Other law enforcement sources indicated that Joekel also may have ties to the sovereign citizen movement. Joekel is wanted on state charges in both Nebraska and Kansas, Hatewatch learned today.

“We have an active warrant for his arrest,” Gage County Sheriff Millard “Gus” Gustafson told Hatewatch when he was reached in Beatrice, Neb.

The sheriff said the warrant, issued Sept. 1, 2011, charges Joekel with conspiracy, resisting arrest, and possession with intent to deliver a controlled substance. The sheriff said he didn’t know what kind of drugs were involved.

Joekel is wanted in Marshall County, Kan., for “multiple felony charges” contained in a warrant issued last year after a police chase involving the Marysville, Kan., police department and Marshall County sheriff’s deputies. Tim Ackerman, the undersheriff in Marshall County, told Hatewatch that the pursuit ended when Joekel crashed the pickup truck he was driving into a private residence and fled.

Joekel fled on foot and eluded a massive manhunt involving state and local police agencies in Kansas and Nebraska, Ackerman said.

Ackerman said that during the manhunt he called the U.S. Secret Service headquarters after he developed information that Joekel possibly had made a threat against President Obama.

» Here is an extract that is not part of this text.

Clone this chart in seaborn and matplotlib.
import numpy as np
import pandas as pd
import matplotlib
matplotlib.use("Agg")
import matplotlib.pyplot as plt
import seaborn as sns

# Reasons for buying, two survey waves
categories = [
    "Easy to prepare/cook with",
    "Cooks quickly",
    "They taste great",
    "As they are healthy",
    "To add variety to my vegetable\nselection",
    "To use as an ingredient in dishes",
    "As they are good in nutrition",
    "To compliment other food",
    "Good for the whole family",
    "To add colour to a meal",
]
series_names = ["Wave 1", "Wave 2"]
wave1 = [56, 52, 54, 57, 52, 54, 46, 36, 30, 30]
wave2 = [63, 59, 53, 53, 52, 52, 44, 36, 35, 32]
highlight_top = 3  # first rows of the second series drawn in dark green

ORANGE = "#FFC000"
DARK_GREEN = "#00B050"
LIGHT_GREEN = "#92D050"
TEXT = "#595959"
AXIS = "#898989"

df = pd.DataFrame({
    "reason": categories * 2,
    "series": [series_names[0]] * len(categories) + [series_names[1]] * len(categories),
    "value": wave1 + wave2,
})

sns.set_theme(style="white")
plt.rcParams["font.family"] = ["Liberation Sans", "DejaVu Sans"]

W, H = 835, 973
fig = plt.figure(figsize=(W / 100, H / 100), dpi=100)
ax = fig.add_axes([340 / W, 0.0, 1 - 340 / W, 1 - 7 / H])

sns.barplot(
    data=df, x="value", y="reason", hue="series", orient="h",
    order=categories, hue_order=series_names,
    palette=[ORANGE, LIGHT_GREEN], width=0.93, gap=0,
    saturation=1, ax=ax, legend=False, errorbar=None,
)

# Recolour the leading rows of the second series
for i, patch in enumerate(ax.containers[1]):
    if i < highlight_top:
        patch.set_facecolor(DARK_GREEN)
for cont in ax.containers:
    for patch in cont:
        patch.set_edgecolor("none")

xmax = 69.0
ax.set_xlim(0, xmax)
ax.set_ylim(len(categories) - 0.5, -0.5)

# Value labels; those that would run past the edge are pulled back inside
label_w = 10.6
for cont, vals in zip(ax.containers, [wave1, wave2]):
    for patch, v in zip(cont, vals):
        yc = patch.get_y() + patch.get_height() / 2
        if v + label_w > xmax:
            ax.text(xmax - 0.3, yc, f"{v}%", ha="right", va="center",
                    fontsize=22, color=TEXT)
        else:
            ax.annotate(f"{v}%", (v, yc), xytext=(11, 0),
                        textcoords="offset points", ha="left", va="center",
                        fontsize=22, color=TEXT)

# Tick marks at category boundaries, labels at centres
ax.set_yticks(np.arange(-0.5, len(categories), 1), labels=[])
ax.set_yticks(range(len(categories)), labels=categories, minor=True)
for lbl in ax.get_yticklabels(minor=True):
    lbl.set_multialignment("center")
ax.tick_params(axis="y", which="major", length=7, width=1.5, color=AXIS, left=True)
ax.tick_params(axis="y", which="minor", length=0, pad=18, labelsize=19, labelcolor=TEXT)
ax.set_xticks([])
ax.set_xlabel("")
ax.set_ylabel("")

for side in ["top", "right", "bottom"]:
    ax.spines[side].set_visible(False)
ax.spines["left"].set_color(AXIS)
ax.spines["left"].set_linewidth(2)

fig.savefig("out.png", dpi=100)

The Secret Service said it had no information on Joekel and directed the Kansas sheriff’s office to the Terrorism Screening Center in Washington, D.C.

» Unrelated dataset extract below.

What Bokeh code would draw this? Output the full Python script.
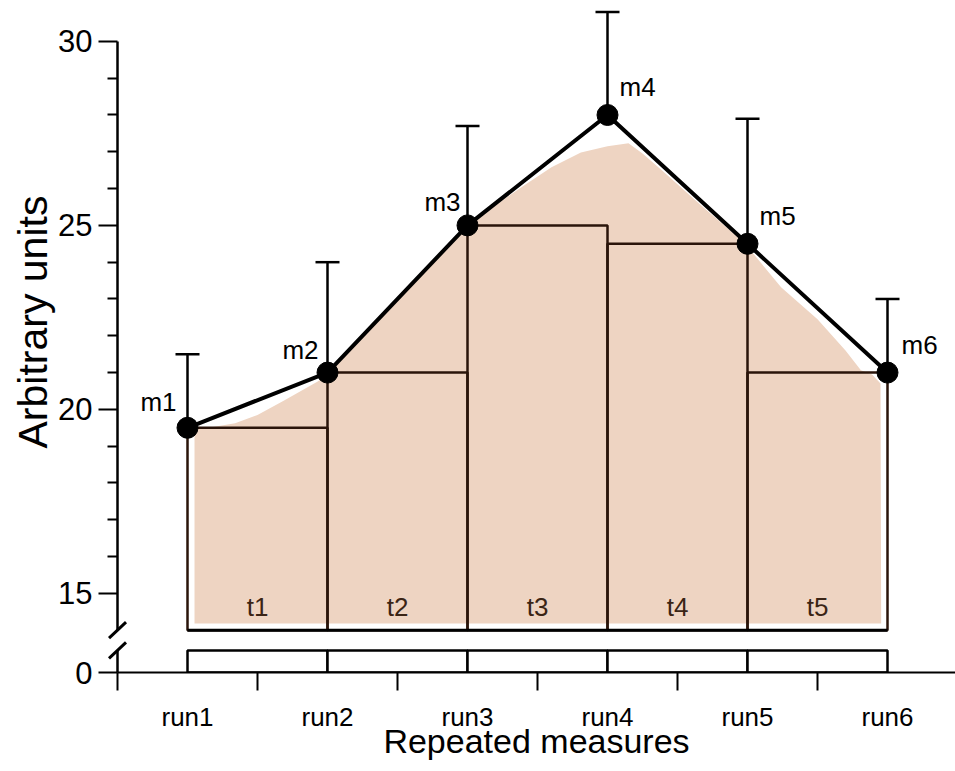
from bokeh.plotting import figure
from bokeh.models import Range1d, FixedTicker, Title, ColumnDataSource
from bokeh.core.properties import value
from bokeh.embed import file_html
from bokeh.resources import INLINE

# ---------------- data ----------------
runs = ["run1", "run2", "run3", "run4", "run5", "run6"]
run_pos = [1, 2, 3, 4, 5, 6]
mean_labels = ["m1", "m2", "m3", "m4", "m5", "m6"]
means = [19.5, 21.0, 25.0, 28.0, 24.5, 21.0]
err_upper = [21.5, 24.0, 27.7, 30.8, 27.9, 23.0]
interval_labels = ["t1", "t2", "t3", "t4", "t5"]
interval_base = 14.0
# smooth envelope (shaded area)
envelope_x = [1.05, 1.05, 1.15, 1.34, 1.5, 1.69, 1.93, 2.0, 3.0, 3.2, 3.39, 3.6, 3.81,
              4.0, 4.15, 4.25, 4.39, 4.67, 4.94, 5.0, 5.24, 5.5, 5.7, 5.81, 5.89, 5.95, 5.955]
envelope_y = [14.18, 19.45, 19.5, 19.62, 19.85, 20.24, 20.76, 20.95, 24.97, 25.55, 26.05, 26.58, 26.98,
              27.15, 27.23, 26.95, 26.49, 25.54, 24.65, 24.42, 23.32, 22.45, 21.6, 21.06, 20.95, 20.7, 14.18]
# broken y axis: value 0 is drawn at this position below the break
ZERO_POS = 12.85
strip_height = 0.6
y_tick_values = [ZERO_POS, 15, 20, 25, 30]
y_tick_labels = ["0", "15", "20", "25", "30"]
y_minor = [16, 17, 18, 19, 21, 22, 23, 24, 26, 27, 28, 29]
x_minor = [0.5, 1.5, 2.5, 3.5, 4.5, 5.5]

# ---------------- styles / layout ----------------
FONT = "Liberation Sans"
FILL = "#EED4C2"
OUTLINE = "#2a140a"
label_dx = [-11, -9, -7, 12, 12, 14]
label_dy = [-26, -23, -23, -28, -28, -28]
PX_PER_Y = 36.8
PX_PER_X = 140.0
W, H = 955, 771
LEFT, BOTTOM = 117, 99

p = figure(width=W, height=H, output_backend="svg", toolbar_location=None,
           x_range=Range1d(0.5, 0.5 + (W - LEFT) / PX_PER_X),
           y_range=Range1d(ZERO_POS, ZERO_POS + (H - BOTTOM) / PX_PER_Y),
           min_border_left=LEFT, min_border_right=0, min_border_top=0, min_border_bottom=BOTTOM)
p.grid.visible = False
p.outline_line_color = None
p.background_fill_color = "white"

# axes
xa = p.xaxis[0]
xa.ticker = FixedTicker(ticks=run_pos, minor_ticks=x_minor)
xa.major_label_overrides = {k: v for k, v in zip(run_pos, runs)}
xa.major_tick_out = 0
xa.major_tick_in = 0
xa.minor_tick_out = 18
xa.minor_tick_in = 0
xa.minor_tick_line_width = 2
xa.minor_tick_line_color = "black"
xa.axis_line_width = 2
xa.axis_line_color = "black"
xa.major_label_text_font = FONT
xa.major_label_text_font_size = "26px"
xa.major_label_text_color = "black"
xa.major_label_standoff = 11
xa.axis_label = "Repeated measures"
xa.axis_label_text_font = FONT
xa.axis_label_text_font_size = "34px"
xa.axis_label_text_font_style = "normal"
xa.axis_label_text_color = "black"
xa.axis_label_standoff = -13

ya = p.yaxis[0]
ya.ticker = FixedTicker(ticks=y_tick_values, minor_ticks=y_minor)
ya.major_label_overrides = {k: v for k, v in zip(y_tick_values, y_tick_labels)}
ya.axis_line_color = None
ya.major_tick_out = 19
ya.major_tick_in = 0
ya.minor_tick_out = 10
ya.minor_tick_in = 0
ya.major_tick_line_width = 2
ya.minor_tick_line_width = 2
ya.major_label_text_font = FONT
ya.major_label_text_font_size = "31px"
ya.major_label_text_color = "black"
ya.major_label_standoff = 6

p.add_layout(Title(text="Arbitrary units", align="left", text_font=FONT,
                   text_font_size="41px", text_font_style="normal", text_color="black",
                   offset=224, standoff=0), "left")

# broken y-axis line
sx = 17 / PX_PER_X / 2
sy = 16 / PX_PER_Y / 2
brk_hi = interval_base
brk_lo = ZERO_POS + strip_height
p.segment(x0=[0.5, 0.5], y0=[brk_hi, ZERO_POS], x1=[0.5, 0.5], y1=[30, brk_lo],
          line_color="black", line_width=2.5, level="annotation")
p.segment(x0=[0.5 - sx, 0.5 - sx], y0=[brk_hi - sy, brk_lo - sy],
          x1=[0.5 + sx, 0.5 + sx], y1=[brk_hi + sy, brk_lo + sy],
          line_color="black", line_width=3, level="annotation")

# shaded envelope
p.patch(envelope_x, envelope_y, fill_color=FILL, line_color=None)

# interval rectangles
tops = [min(means[i], means[i + 1]) for i in range(5)]
lefts = run_pos[:-1]
rights = run_pos[1:]
rect_src = ColumnDataSource(dict(left=lefts, right=rights, top=tops,
                                 bottom=[interval_base] * 5, label=interval_labels,
                                 mid=[(a + b) / 2 for a, b in zip(lefts, rights)]))
p.quad(left="left", right="right", top="top", bottom="bottom", source=rect_src,
       fill_color=None, line_color=OUTLINE, line_width=2.5)
p.segment(x0=[run_pos[0]], y0=[interval_base], x1=[run_pos[-1]], y1=[interval_base],
          line_color="black", line_width=3)
p.text(x="mid", y="bottom", text="label", source=rect_src, text_font=value(FONT),
       text_font_size="26px", text_color="#3a2415", text_align="center",
       text_baseline="middle", y_offset=-23)

# strip below the break
p.quad(left=lefts, right=rights, top=[ZERO_POS + strip_height] * 5, bottom=[ZERO_POS] * 5,
       fill_color="white", line_color="black", line_width=2.5)

# mean polyline
p.line(run_pos, means, line_color="black", line_width=4)

# error bars (upper)
p.segment(x0=run_pos, y0=means, x1=run_pos, y1=err_upper, line_color="black", line_width=2.5)
p.scatter(run_pos, err_upper, marker="dash", size=24, line_color="black", line_width=2.5)

# points
p.scatter(run_pos, means, size=21, fill_color="black", line_color="black")

# labels
for idxs, align in (([0, 1, 2], "right"), ([3, 4, 5], "left")):
    src = ColumnDataSource(dict(x=[run_pos[i] for i in idxs], y=[means[i] for i in idxs],
                                t=[mean_labels[i] for i in idxs],
                                dx=[label_dx[i] for i in idxs], dy=[label_dy[i] for i in idxs]))
    p.text(x="x", y="y", text="t", source=src, x_offset="dx", y_offset="dy",
           text_font=value(FONT), text_font_size="26px", text_color="black",
           text_align=align, text_baseline="middle")

open("out.html", "w").write(file_html(p, INLINE))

“They confirmed to me that he [Joekel] was on their ‘terrorist watch list’ but couldn’t provide any other information,” Ackerman told Hatewatch. “They told me he had a caseworker, a lead agent or somebody assigned to him, but that’s all they’d tell me.”

The undersheriff said he called the federal terrorism center on Aug. 22, 2011. Since that time, his office has obtained a felony arrest warrant for Joekel but has been unable to locate him.
Davidson said is appears that Joekel was living in an RV park in Louisiana in May.

“On May 22 of this year, we got a report of a break-in of a washeteria at the RV park,” Davidson told Hatewatch. Joekel and Derrick Smith were identified as suspects in that burglary, but formal charges haven’t been filed.

The law enforcement official said he didn’t know if the suspects had ties to any white supremacist or militia groups but said Terry Lin Smith has posed for pictures surrounded by AK-47 assault rifles, ammunition and handguns.

The Southern Poverty Law Center has produced a safety training video for law enforcement, detailing the deadly threats posed by sovereigns. More than 80,000 copies have been distributed to law enforcement agencies nationwide.

In May 2010, two West Memphis, Ark., police officers were shot dead when they stopped a father-son team of sovereigns. Two other officers were seriously wounded in a subsequent shoot-out that ended with the deaths of both sovereigns, Jerry Kane and his 16-year-old son, Joe.

Last February, another sovereign citizen, James Michael Tesi, 49, was sentenced to 35 years in prison for shooting police officer John Fossett in July 2011 in Hurst, Texas, near Fort Worth. Tesi, an occupational therapist, was charged with aggravated assault on a public servant with a deadly weapon. The charge stems from a series of encounters he had with police for not wearing a seat belt, speeding, failing to show up in court and not producing a valid driver’s licenses.